Opioid overdose isn’t sufficient to cut opioid prescriptions according to the latest study conducted at the Boston University School of Medicine. Narcotic painkillers such as OxyContin or Vicodin continue to be prescribed to patients who overdose in 90 percent of the cases.
The finding comes on the heels of federal and state authorities facing a growing opioid use epidemic, spreading at an alarming rate. Narcotic painkillers are most often the best pain management solution for a large number of patients. Without many alternatives, doctors do prescribe opioids such as OxyContin or Vicodin.
The problem arises when these narcotic painkillers are abused and lead to overdose. Furthermore, a lack of communication and correlation between prescribers and emergency rooms for instance, as well as prescribers and insurance companies leads to an uninformed further opioid prescription to overdose patients.
The study, led by Doctor Marc Larochelle with the Boston University School of Medicine looked at nearly 3,000 insurance claims spanning 12 years, and including patients who overdosed on narcotic painkillers. The main finding: opioid overdose isn’t sufficient to cut opioid prescriptions.
Doctor Larochelle pointed out that the study’s findings aren’t meant to incriminate prescribers. Most of the doctors are simply unaware of the patients’ emergency room records or their opioid overdose episode. With no effective communication and information system in place, patients who are prescribed narcotic painkillers are themselves reluctant to give away this information to their doctors.
Looking for more opioids to be prescribed and a continuation, they will keep opioid overdose as a secret. Under these circumstances, doctors are hand-tied in most of the cases. At the same time, a patient’s insistence that narcotic painkillers are the only pain management plan possible leaves prescribers helpless.
It is indeed alarming that 90 percent of the patients who suffer opioid overdose continue to be prescribed OxyContin, Vicodin or other narcotic painkillers. For them, the study found, the chances of suffering another opioid overdose in the following two years increase twofold.
The study also found that 70 percent of opioid overdose patients continue getting their prescriptions from the same doctor. This illustrates best how the communication system is faulty. The doctors who continue prescribing narcotic painkillers after a patient had an opioid overdose episode are simply unaware of it.
According to Doctor Larochelle, emergency rooms and departments rarely forward their records to one doctor or another. In addition, insurance companies also do not inform the doctors on their patients’ opioid overdose. From this perspective, the health system needs to change.

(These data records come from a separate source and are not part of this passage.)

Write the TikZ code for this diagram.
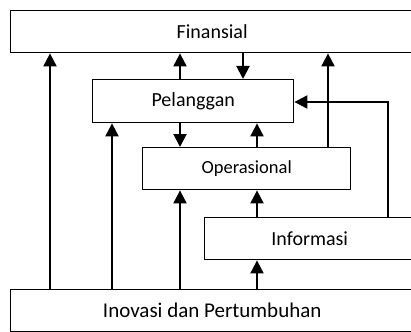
\documentclass[tikz,border=0pt]{standalone}
\usepackage{fontspec}
\setmainfont{Carlito}
\usetikzlibrary{arrows.meta}
\begin{document}
\begin{tikzpicture}[x=1pt,y=-1pt,
  boxstyle/.style={draw, line width=1.4pt, anchor=north west, inner sep=0pt, font=\fontsize{20}{24}\selectfont},
  arr/.style={line width=2pt, -{Triangle[length=13pt,width=13pt]}}]
\useasboundingbox (0,0) rectangle (411,331);
\clip (0,0) rectangle (411,331);
\node[boxstyle, minimum width=403pt, minimum height=42pt] (fin) at (10,10) {Finansial};
\node[boxstyle, minimum width=201pt, minimum height=43pt] (pel) at (92,79) {Pelanggan};
\node[boxstyle, minimum width=208pt, minimum height=42pt, font=\fontsize{18.5}{22}\selectfont] (ops) at (142,147) {Operasional};
\node[boxstyle, minimum width=210pt, minimum height=42pt] (inf) at (204,217) {Informasi};
\node[boxstyle, minimum width=403pt, minimum height=42pt, font=\fontsize{21}{25}\selectfont] (ino) at (10,289) {Inovasi dan Pertumbuhan};
% connectors
\draw[arr] (ino.north -| 50,0) -- (fin.south -| 50,0);
\draw[arr] (pel.north -| 180,0) -- (fin.south -| 180,0);
\draw[arr] (fin.south -| 243,0) -- (pel.north -| 243,0);
\draw[arr] (ops.north -| 328,0) -- (fin.south -| 328,0);
\coordinate (bend) at (388,102);
\draw[arr] (inf.north -| bend) -- (bend) -- (pel.east |- bend);
\draw[arr] (ino.north -| 112,0) -- (pel.south -| 112,0);
\draw[arr] (pel.south -| 180,0) -- (ops.north -| 180,0);
\draw[arr] (ops.north -| 257,0) -- (pel.south -| 257,0);
\draw[arr] (ino.north -| 180,0) -- (ops.south -| 180,0);
\draw[arr] (inf.north -| 257,0) -- (ops.south -| 257,0);
\draw[arr] (ino.north -| 257,0) -- (inf.south -| 257,0);
\end{tikzpicture}
\end{document}
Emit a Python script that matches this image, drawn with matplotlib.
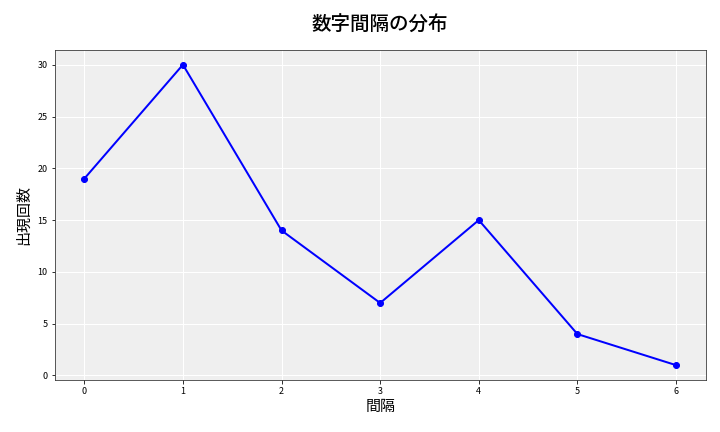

A better information and communication system needs to be put in place.
At the same time, Doctor Larochelle recommends that doctors who prescribe narcotic painkillers find a balance between the risks and the benefits these incur. The more opioids are out there, the higher the chances of addiction and opioid overdose.
One recent CDC report noted that drug overdose deaths have been registered at record high levels last years. The largest part of these deaths were prescription opioid overdose. In addition to narcotic painkillers, the second drug that took the highest toll was heroin.